With Congress considering reviving a plan to transport the nuclear waste to Nevada’s Yucca Mountain, a group of organizations launched a campaign Tuesday called “Stop Fukushima Freeways.”
The campaign promoted through the Nuclear Information and Resource Service, which advocates ending nuclear energy production, has published maps showing rail, truck and barge routes the waste would likely take to Yucca Mountain.
“The Stop Fukushima Freeways Campaign shows the perils of the massive and unnec- essary radioactive waste transportation that would occur across the U.S. if the moribund and scientifically indefensible Yucca Mountain waste dump were to be revived,” the group said in a statement.

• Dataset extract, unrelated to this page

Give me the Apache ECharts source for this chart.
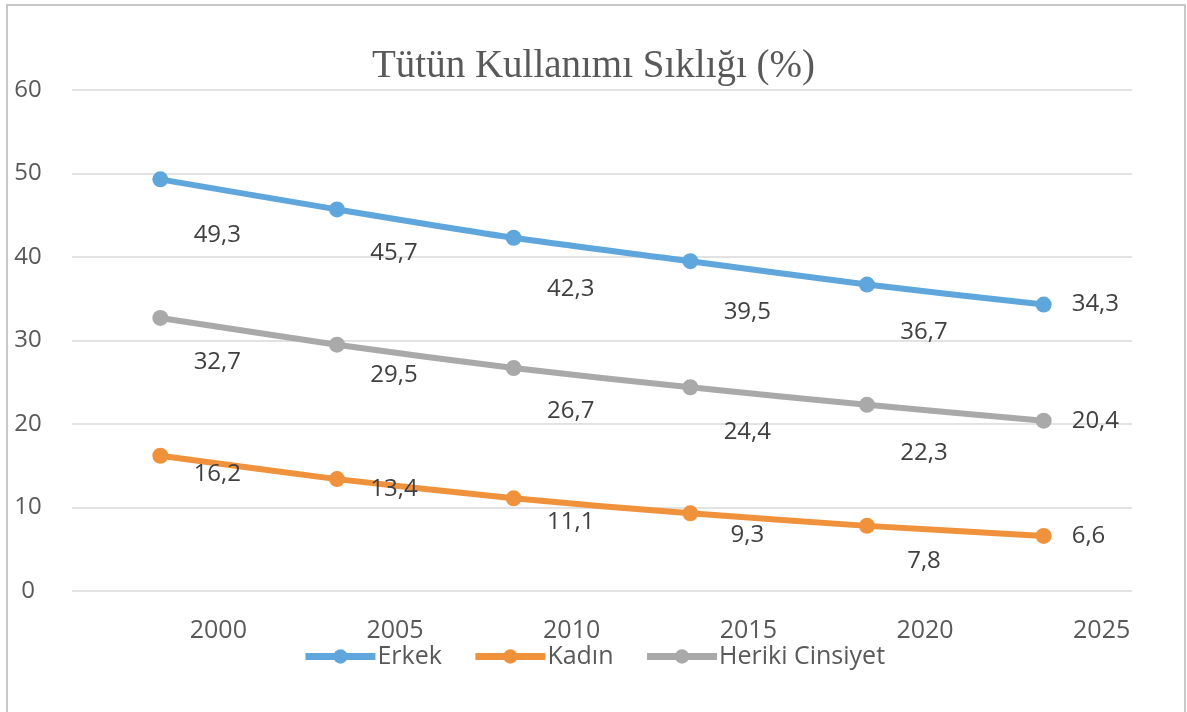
<!DOCTYPE html>
<html>
<head>
<meta charset="utf-8">
<script src="https://cdn.jsdelivr.net/npm/echarts@6/dist/echarts.min.js"></script>
<style>
  html, body { margin: 0; padding: 0; background: #fff; }
  #chart { width: 1187px; height: 712px; }
</style>
</head>
<body>
<div id="chart"></div>
<script>
// veriler
var years = ['2000', '2005', '2010', '2015', '2020', '2025'];
var erkek = [49.3, 45.7, 42.3, 39.5, 36.7, 34.3];
var kadin = [16.2, 13.4, 11.1, 9.3, 7.8, 6.6];
var herikiCinsiyet = [32.7, 29.5, 26.7, 24.4, 22.3, 20.4];

// etiketlerin noktaya göre dikey kayması (Excel görünümü)
var erkekDy = [56, 44, 51, 51, 48];
var kadinDy = [18, 10, 24, 22, 35];
var herikiDy = [44, 30, 43, 45, 48];

var FONT = 'Open Sans';
var TXT = '#595959';

function fmt(v) {
  return String(v).replace('.', ',');
}

function buildData(values, dys) {
  return values.map(function (v, i) {
    if (i === values.length - 1) {
      return { value: v, label: { position: 'right', distance: 20 } };
    }
    return { value: v, label: { position: 'inside', offset: [57, dys[i]] } };
  });
}

function makeSeries(name, color, values, dys) {
  return {
    name: name,
    type: 'line',
    smooth: 0.25,
    symbol: 'circle',
    symbolSize: 16,
    lineStyle: { width: 6, color: color },
    itemStyle: { color: color },
    label: {
      show: true,
      color: '#404040',
      fontSize: 24,
      fontFamily: FONT,
      formatter: function (p) { return fmt(p.value); }
    },
    data: buildData(values, dys)
  };
}

var myChart = echarts.init(document.getElementById('chart'));
var option = {
  backgroundColor: '#fff',
  animation: false,
  title: {
    text: 'Tütün Kullanımı Sıklığı (%)',
    left: 'center',
    top: 42,
    textStyle: {
      fontFamily: 'Liberation Serif',
      fontWeight: 'normal',
      fontSize: 39,
      color: TXT
    }
  },
  graphic: [{
    type: 'rect',
    shape: { x: 7, y: 5, width: 1178, height: 720 },
    style: { fill: 'none', stroke: '#c8c8c8', lineWidth: 2 },
    silent: true
  }],
  legend: {
    bottom: 38,
    left: 'center',
    itemWidth: 70,
    itemHeight: 18,
    itemGap: 30,
    lineStyle: { width: 7 },
    textStyle: { color: TXT, fontSize: 25, fontFamily: FONT, padding: [0, 0, 0, -3] },
    data: ['Erkek', 'Kadın', 'Heriki Cinsiyet']
  },
  grid: {
    left: 72,
    right: 55,
    top: 90,
    bottom: 121
  },
  xAxis: {
    type: 'category',
    boundaryGap: true,
    data: years,
    axisLine: { show: false },
    axisTick: { show: false },
    axisLabel: {
      color: TXT,
      fontSize: 25,
      fontFamily: FONT,
      margin: 27,
      padding: [0, 0, 0, 116]
    }
  },
  yAxis: {
    type: 'value',
    min: 0,
    max: 60,
    interval: 10,
    axisLine: { show: false },
    axisTick: { show: false },
    axisLabel: {
      color: TXT,
      fontSize: 24,
      fontFamily: FONT,
      margin: 44,
      align: 'center',
      padding: [6, 0, 0, 0]
    },
    splitLine: { lineStyle: { color: '#d9d9d9', width: 1.5 } }
  },
  series: [
    makeSeries('Erkek', '#5fa6dc', erkek, erkekDy),
    makeSeries('Kadın', '#f0913c', kadin, kadinDy),
    makeSeries('Heriki Cinsiyet', '#a9a9a9', herikiCinsiyet, herikiDy)
  ]
};
myChart.setOption(option);
window.addEventListener('resize', function () {
  myChart.resize();
});
</script>
</body>
</html>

The network of grass-roots, regional and national organizations, including the League of Women Voters, opposes the proposed Yucca Mountain site. Shipments to Yucca Mountain would affect 43 states and accidents could occur on the way there, and the group asserts that the storage there would not be secure enough.
Stop Fukushima Freeways advocates continuing to store nuclear waste at nuclear plants as securely as possible for now, and moving it once to a qualified final site.